IMO, the biggest cause of the cost difference is the wildly overpriced, but underperforming nVidia Quadro NVS 285/Quadro FX 3450. For instance, Apple Store offers an upgrade to the NVidia Quadro FX 4500 for $1650! That’s the problem with workstation cards. (My personal view is to agree with Bare Feats and recommend you configure your Mac Pro with an ATI Radeon X1900 XT 512MB for $350 extra.)
This leads back to my previous blog entry. When you spec a Dell to be like a Mac, the Mac beats it, and has beat it for quite a while. There are no supply chain advantages that Dell has anmore. The problem is nobody buying a Dell (besides companies) would do that. Instead they’d rationalize things like: “screw the precision workstation, I’ll just build a game machine and rip everything out and add some stackable coupons.” Even if they buy a the Precision 690, they’ll probably never include the GigE, DVD+-RW, etc.
An interesting development
One of the most interesting developments is that you can’t get a 2.7TB internal RAID working on the Mac Pro because of strange problems if you go above 2TB.
Normally you’d go an blame Apple, but this time… who knows?
The interesting thing is that the Mac Pro does not have an Apple-designed chipset in it, but the Intel 5000 Chipset needed to drive the FB-DIMMs and the memory bandwidth demands of the Core 2 Xeon (Woodcrest) chips.

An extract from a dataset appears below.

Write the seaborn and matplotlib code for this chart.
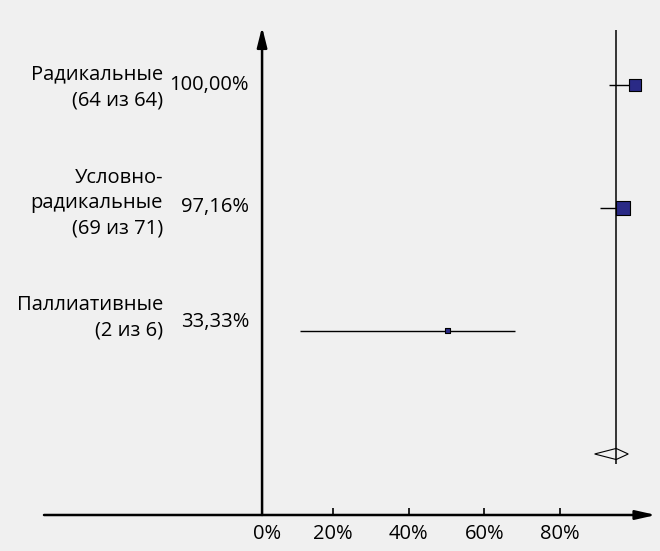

(The obscure geek thing to understand here, is that Intel’s competitor, AMD, puts the memory controller on the CPU so the number of memory slots (and memory bandwidth) increases linearly with the number of CPUs but Intel uses a chipset to manage memory so needed a new standard (not DDR) to reach higher bandwidth.)
In any case, there is some major cost savings due to commoditization going on now that Apple is no longer designing their own chipsets.
Their conversion to the dark side is now complete.